Written instruction:
Everything in the data should be repeated exactly, save for the images.

======== Given data ========

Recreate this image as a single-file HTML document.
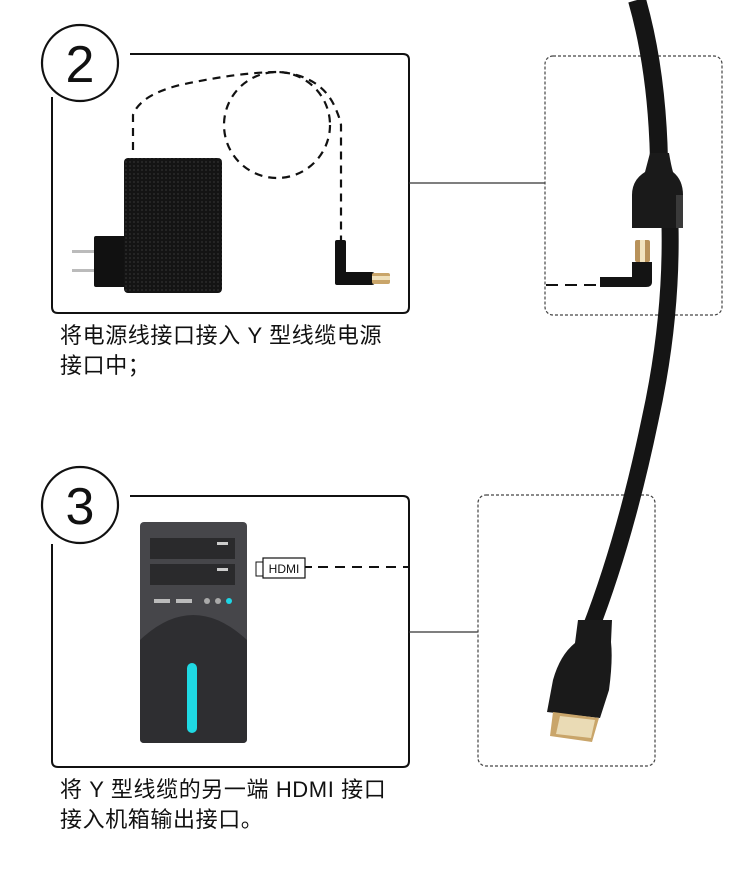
<!DOCTYPE html>
<html><head><meta charset="utf-8"><style>
html,body{margin:0;padding:0;background:#fff;width:750px;height:883px;overflow:hidden}
.t{position:absolute;left:60px;font-family:"Liberation Sans","Noto Sans CJK SC",sans-serif;font-size:22px;color:#111;line-height:30px;letter-spacing:0.6px}
</style></head><body>
<svg width="750" height="883" style="position:absolute;left:0;top:0">
<defs>
<pattern id="dots" width="4" height="4" patternUnits="userSpaceOnUse"><rect width="4" height="4" fill="#141414"/><circle cx="2" cy="2" r="1" fill="#2a2a2a"/></pattern>
</defs>
<path d="M130 54 H403 Q409 54 409 60 V307 Q409 313 403 313 H58 Q52 313 52 307 V97" fill="none" stroke="#111" stroke-width="2"/>
<circle cx="80" cy="63" r="38" fill="#fff" stroke="#111" stroke-width="2.2"/>
<text x="80" y="82" text-anchor="middle" font-family="Liberation Sans,sans-serif" font-size="52" fill="#111">2</text>
<path d="M133 150 V115 Q140 95 180 85 Q240 72 280 72 Q320 76 334 105 Q340 118 341 125 V240" fill="none" stroke="#111" stroke-width="2.2" stroke-dasharray="8,6"/>
<circle cx="277" cy="125" r="53" fill="none" stroke="#111" stroke-width="2.2" stroke-dasharray="8,6"/>
<rect x="72" y="250" width="23" height="3" fill="#bbb"/>
<rect x="72" y="269" width="23" height="3" fill="#bbb"/>
<rect x="94" y="236" width="32" height="51" rx="2" fill="#111"/>
<rect x="124" y="158" width="98" height="135" rx="4" fill="url(#dots)"/>
<rect x="335" y="240" width="11" height="45" rx="2" fill="#111"/>
<rect x="335" y="272" width="40" height="13" rx="3" fill="#111"/>
<rect x="372" y="273" width="18" height="11" rx="2" fill="#c9a56a"/>
<rect x="372" y="276" width="18" height="4" fill="#efe0bb"/>
<path d="M130 496 H403 Q409 496 409 502 V761 Q409 767 403 767 H58 Q52 767 52 761 V544" fill="none" stroke="#111" stroke-width="2"/>
<circle cx="80" cy="505" r="38" fill="#fff" stroke="#111" stroke-width="2.2"/>
<text x="80" y="524" text-anchor="middle" font-family="Liberation Sans,sans-serif" font-size="52" fill="#111">3</text>
<rect x="140" y="522" width="107" height="221" rx="4" fill="#46464a"/>
<path d="M140 640 Q193 590 247 640 V739 Q247 743 243 743 H144 Q140 743 140 739 Z" fill="#2e2e31"/>
<rect x="150" y="538" width="85" height="21" fill="#2a2a2c"/>
<rect x="150" y="564" width="85" height="21" fill="#2a2a2c"/>
<rect x="217" y="542" width="11" height="3" fill="#ccc"/>
<rect x="217" y="568" width="11" height="3" fill="#ccc"/>
<rect x="154" y="599" width="16" height="4" fill="#bbb"/>
<rect x="176" y="599" width="16" height="4" fill="#bbb"/>
<circle cx="207" cy="601" r="3" fill="#aaa"/>
<circle cx="218" cy="601" r="3" fill="#aaa"/>
<circle cx="229" cy="601" r="3" fill="#1ed6e6"/>
<rect x="187" y="663" width="10" height="70" rx="5" fill="#1fd9e3"/>
<rect x="256" y="562" width="8" height="14" fill="#fff" stroke="#111" stroke-width="1"/>
<rect x="263" y="558" width="42" height="20" fill="#fff" stroke="#111" stroke-width="1.2"/>
<text x="284" y="573" text-anchor="middle" font-family="Liberation Sans,sans-serif" font-size="12" fill="#111">HDMI</text>
<line x1="305" y1="567" x2="312" y2="567" stroke="#111" stroke-width="2"/>
<line x1="318" y1="567" x2="409" y2="567" stroke="#111" stroke-width="2" stroke-dasharray="10,7"/>
<line x1="409" y1="183" x2="545" y2="183" stroke="#333" stroke-width="1.2"/>
<line x1="409" y1="632" x2="478" y2="632" stroke="#333" stroke-width="1.2"/>
<rect x="545" y="56" width="177" height="259" rx="8" fill="none" stroke="#444" stroke-width="1.2" stroke-dasharray="3,2"/>
<rect x="478" y="495" width="177" height="271" rx="8" fill="none" stroke="#444" stroke-width="1.2" stroke-dasharray="3,2"/>
<line x1="546" y1="285" x2="600" y2="285" stroke="#111" stroke-width="2" stroke-dasharray="12,7"/>
<path d="M637 0 Q657 70 659 160" fill="none" stroke="#151515" stroke-width="18"/>
<path d="M670 225 Q672 320 650 420 Q625 540 590 630" fill="none" stroke="#151515" stroke-width="17"/>
<path d="M650 153 H669 Q671 165 673 172 Q683 180 683 195 V228 H632 V195 Q632 180 645 172 Z" fill="#1a1a1a"/>
<rect x="676" y="195" width="7" height="33" fill="#3a3a3a"/>
<rect x="635" y="240" width="15" height="22" rx="2" fill="#b8925a"/>
<rect x="640" y="240" width="5" height="22" fill="#f2e4c0"/>
<path d="M632 262 H652 V282 Q652 287 646 287 H600 V277 H632 Z" fill="#141414"/>
<path d="M578 620 H612 L611 642 Q613 660 609 690 L600 718 L547 712 L553 680 Q560 655 575 643 Z" fill="#1a1a1a"/>
<path d="M553 712 L599 718 L592 742 L550 736 Z" fill="#c9a56a"/>
<path d="M560 716 L595 720 L591 738 L556 734 Z" fill="#eadbb5"/>
</svg>
<div class="t" style="top:321px">将电源线接口接入 Y 型线缆电源<br>接口中；</div>
<div class="t" style="top:775px">将 Y 型线缆的另一端 HDMI 接口<br>接入机箱输出接口。</div>
</body></html>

========

Output for this task:
Recreate this image as a single-file HTML document.
<!DOCTYPE html>
<html><head><meta charset="utf-8"><style>
html,body{margin:0;padding:0;background:#fff;width:750px;height:883px;overflow:hidden}
.t{position:absolute;left:60px;font-family:"Liberation Sans","Noto Sans CJK SC",sans-serif;font-size:22px;color:#111;line-height:30px;letter-spacing:0.6px}
</style></head><body>
<svg width="750" height="883" style="position:absolute;left:0;top:0">
<defs>
<pattern id="dots" width="4" height="4" patternUnits="userSpaceOnUse"><rect width="4" height="4" fill="#141414"/><circle cx="2" cy="2" r="1" fill="#2a2a2a"/></pattern>
</defs>
<path d="M130 54 H403 Q409 54 409 60 V307 Q409 313 403 313 H58 Q52 313 52 307 V97" fill="none" stroke="#111" stroke-width="2"/>
<circle cx="80" cy="63" r="38" fill="#fff" stroke="#111" stroke-width="2.2"/>
<text x="80" y="82" text-anchor="middle" font-family="Liberation Sans,sans-serif" font-size="52" fill="#111">2</text>
<path d="M133 150 V115 Q140 95 180 85 Q240 72 280 72 Q320 76 334 105 Q340 118 341 125 V240" fill="none" stroke="#111" stroke-width="2.2" stroke-dasharray="8,6"/>
<circle cx="277" cy="125" r="53" fill="none" stroke="#111" stroke-width="2.2" stroke-dasharray="8,6"/>
<rect x="72" y="250" width="23" height="3" fill="#bbb"/>
<rect x="72" y="269" width="23" height="3" fill="#bbb"/>
<rect x="94" y="236" width="32" height="51" rx="2" fill="#111"/>
<rect x="124" y="158" width="98" height="135" rx="4" fill="url(#dots)"/>
<rect x="335" y="240" width="11" height="45" rx="2" fill="#111"/>
<rect x="335" y="272" width="40" height="13" rx="3" fill="#111"/>
<rect x="372" y="273" width="18" height="11" rx="2" fill="#c9a56a"/>
<rect x="372" y="276" width="18" height="4" fill="#efe0bb"/>
<path d="M130 496 H403 Q409 496 409 502 V761 Q409 767 403 767 H58 Q52 767 52 761 V544" fill="none" stroke="#111" stroke-width="2"/>
<circle cx="80" cy="505" r="38" fill="#fff" stroke="#111" stroke-width="2.2"/>
<text x="80" y="524" text-anchor="middle" font-family="Liberation Sans,sans-serif" font-size="52" fill="#111">3</text>
<rect x="140" y="522" width="107" height="221" rx="4" fill="#46464a"/>
<path d="M140 640 Q193 590 247 640 V739 Q247 743 243 743 H144 Q140 743 140 739 Z" fill="#2e2e31"/>
<rect x="150" y="538" width="85" height="21" fill="#2a2a2c"/>
<rect x="150" y="564" width="85" height="21" fill="#2a2a2c"/>
<rect x="217" y="542" width="11" height="3" fill="#ccc"/>
<rect x="217" y="568" width="11" height="3" fill="#ccc"/>
<rect x="154" y="599" width="16" height="4" fill="#bbb"/>
<rect x="176" y="599" width="16" height="4" fill="#bbb"/>
<circle cx="207" cy="601" r="3" fill="#aaa"/>
<circle cx="218" cy="601" r="3" fill="#aaa"/>
<circle cx="229" cy="601" r="3" fill="#1ed6e6"/>
<rect x="187" y="663" width="10" height="70" rx="5" fill="#1fd9e3"/>
<rect x="256" y="562" width="8" height="14" fill="#fff" stroke="#111" stroke-width="1"/>
<rect x="263" y="558" width="42" height="20" fill="#fff" stroke="#111" stroke-width="1.2"/>
<text x="284" y="573" text-anchor="middle" font-family="Liberation Sans,sans-serif" font-size="12" fill="#111">HDMI</text>
<line x1="305" y1="567" x2="312" y2="567" stroke="#111" stroke-width="2"/>
<line x1="318" y1="567" x2="409" y2="567" stroke="#111" stroke-width="2" stroke-dasharray="10,7"/>
<line x1="409" y1="183" x2="545" y2="183" stroke="#333" stroke-width="1.2"/>
<line x1="409" y1="632" x2="478" y2="632" stroke="#333" stroke-width="1.2"/>
<rect x="545" y="56" width="177" height="259" rx="8" fill="none" stroke="#444" stroke-width="1.2" stroke-dasharray="3,2"/>
<rect x="478" y="495" width="177" height="271" rx="8" fill="none" stroke="#444" stroke-width="1.2" stroke-dasharray="3,2"/>
<line x1="546" y1="285" x2="600" y2="285" stroke="#111" stroke-width="2" stroke-dasharray="12,7"/>
<path d="M637 0 Q657 70 659 160" fill="none" stroke="#151515" stroke-width="18"/>
<path d="M670 225 Q672 320 650 420 Q625 540 590 630" fill="none" stroke="#151515" stroke-width="17"/>
<path d="M650 153 H669 Q671 165 673 172 Q683 180 683 195 V228 H632 V195 Q632 180 645 172 Z" fill="#1a1a1a"/>
<rect x="676" y="195" width="7" height="33" fill="#3a3a3a"/>
<rect x="635" y="240" width="15" height="22" rx="2" fill="#b8925a"/>
<rect x="640" y="240" width="5" height="22" fill="#f2e4c0"/>
<path d="M632 262 H652 V282 Q652 287 646 287 H600 V277 H632 Z" fill="#141414"/>
<path d="M578 620 H612 L611 642 Q613 660 609 690 L600 718 L547 712 L553 680 Q560 655 575 643 Z" fill="#1a1a1a"/>
<path d="M553 712 L599 718 L592 742 L550 736 Z" fill="#c9a56a"/>
<path d="M560 716 L595 720 L591 738 L556 734 Z" fill="#eadbb5"/>
</svg>
<div class="t" style="top:321px">将电源线接口接入 Y 型线缆电源<br>接口中；</div>
<div class="t" style="top:775px">将 Y 型线缆的另一端 HDMI 接口<br>接入机箱输出接口。</div>
</body></html>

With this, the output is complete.